Is violence required to cause change? |
Look around did Bush or Obama sit down and talk stuff over with Saddam? NO. They used violence to get change. Look at Libya and all the other revolutions. Violence is the only answer people. Wake up or become a slave. Violence gets attention plain and simple. You think people are going to be scared of a peaceful protest.
More things have been changed throughout history by violence then peaceful protest has ever done. The people on the other side point too Gandhi and King and say "well they did it, so it must work all the time". This stupid, naive and shows ignorance of History.
Look at the Libyan uprisings, or the what the Syrian protests have turned into. They both started out with protests, but the protesters where attacked by the Government causing countless deaths.
The only way regimes like that can fall is through revolution.
Violence is an integral part of change. Violence brings with it a resistance against it. Gandhi, Martin Luther King jr, nor the founding fathers of the U.S.A. would have fought back if not approached with violence.
In one form or another violence must be present to cause change. Whether an aggressor/oppressor uses violent means or the resisting force fights back with violence, it is always a predominant factor in change.
Violence against people I am against, but violence against private property, institutions that marginalize and the police I am all for. The police are a tool of the state to maintain a monopoly of violence on the general population. Government institutions like the Hall of Records found in every city are used to intervene in the way people interact in commerce. Private property represents the a class within society that view themselves as a privileged class in society.
Had the patriots of the revolutionary war had sit-ins and boycotts, they probably would have been shot.
Any cause, no matter how sound, how noble, how righteous, forfeits it's right to be heard, understood and hopefully acted upon when the proponents of that cause resort to acts of violence perpetrated against the innocent. The leaders of such a cause then become just common criminals who use violence as a method of control or to gain headlines for their said cause.
While violence may be necessary to bring change to a totalitarian government (such as Libya or Syria), Gandhi has shown that non-violent protest can be very effective in countries that pride themselves on their respect for their own citizens. People that want to use violence usually are just frustrated that the majority of people do not agree with their own views.
There have been countless cases, such as the Solidarity movement in Poland, Springtime in Prague, the non-violent protests led by Gandhi, Cesar Chavez's hunger strikes, etc. in which peaceful action has led to lasting change. Violence is undoubtedly sometimes the only choice, but it is not always and in all cases the only choice.
Regimes can be forced to change when:
* Peaceful protests en masse drive democratic states to change. This occurs in democratic nations all the time, even when elections are few and far apart.

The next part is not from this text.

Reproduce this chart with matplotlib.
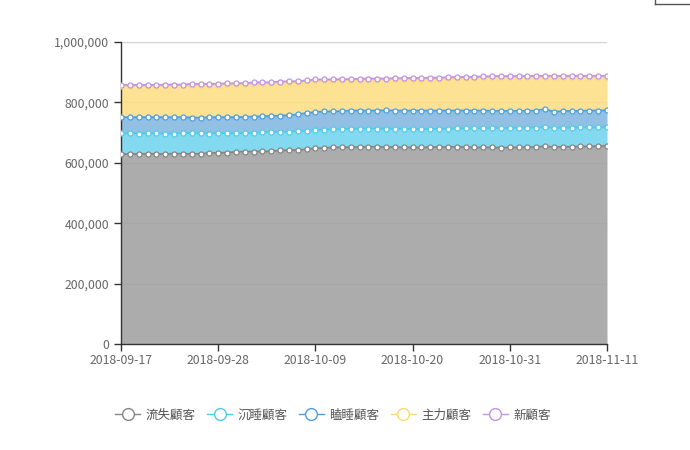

* Mass resistance and labor strikes can force even oppressive states to change. This led Poland to democracy against the Soviets, and it led to change in India with Gandhi.
* People leaving a country en masse, in essence voting with their feet, can force governments to change. When too many people leave, the country cannot function.
* Peaceful resistance does not work when those in power have no problem killing those who disagree, who organize any type of protest or who strike. See North Korea, Iran and Zimbabwe for modern examples of this.
Violence can be a dreadful thing that most people avoid, however is sometimes required to solve big problems. Look at hunger strikes and bus and train strikes. These were successful even without violence. Of course violence sometimes can be the answer, but not the most efficient choice even at the best of times.
There are plenty of examples in history that show that violence is not necessary in order for change. One of the most famous examples is Gandhi in India whose non-violent civil disobedience movement was able to push for independence from the British empire. Another example is Martin Luther King Jr. in the United States who was able to push for civil rights without ever resorting to violence.
Throughout history, non-violent resistance has often been a catalyst for change. The civil rights movement in the United States, for example, successfully used non-violent tactics, like sit-ins, to change Jim Crow laws. In India, Gandhi pioneered non-violent tactics, as well. Given these two successes, it is clear that violence is not required to cause change.
No, I disagree that violence is required to cause change, because violence often results in more trouble and does not solve anything. Violence rarely, if ever, solves a problem, and actually tends to result in more problems and issues. Talking and compromising is a far better solution to cause change. Change can be obtained with compromising or avoiding situations where violence can happen. Violence only causes more and more violence and, in the end, people get hurt and no change occurs.